We focus on examining the impact of the UTC policy on the Chinese female labor market, revealing the dual effects of the UTC policy: while it contributes to demographic dividends, it also poses adverse consequences on the female workforce. The UTC policy appears to reinforce employers’ preference for male employees, exacerbating gender discrimination issues in the labor market, to some extent, undermining the interests of women, particularly among young women and those with lower educational attainment. The government should actively endeavor to avoid the negative impact of the UTC policy on women’s employment income, so as to foster higher fertility rates and gain better policy outcomes. This can be achieved through measures aimed at safeguarding women’s equal labor rights, bolstering labor market supervision, and combatting gender-based discrimination. Additionally, the Chinese government should encourage active male participation in childcare and household chores, so as to help alleviate the burdens on women.
While we offer a novel and insightful evaluation of the UTC policy from a unique perspective, providing fresh evidence on gender equality and female employment issues, it is also important to acknowledge some limitations. The most important limitation in our mediation analysis is that we may not have considered all the mediators. In addition to working hours and hourly wages, there may be other mediators that affect employment income, such as the attitude of the boss towards female employees, and the attitude of the husbands. However, limited by the data we have, we are currently unable to investigate the effect of these mediators, even though they are also important.

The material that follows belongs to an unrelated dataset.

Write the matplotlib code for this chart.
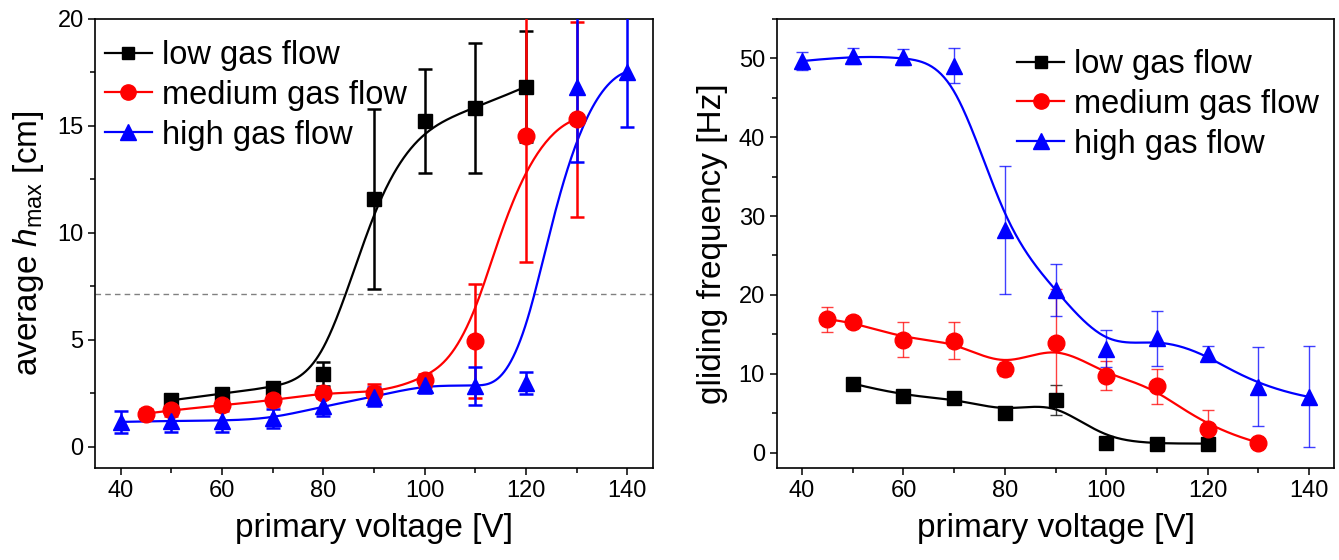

Besides, the period under consideration in this study is limited to data from five waves between 2012 and 2020, possibly overlooking the long-term effects of the UTC policy. Hence, we suggest that further studies could explore the rationale behind employer preferences and provide a deeper understanding of gender discrimination in the labor market. We also believe that expanding the temporal scope in future research would offer more comprehensive and long-term insights.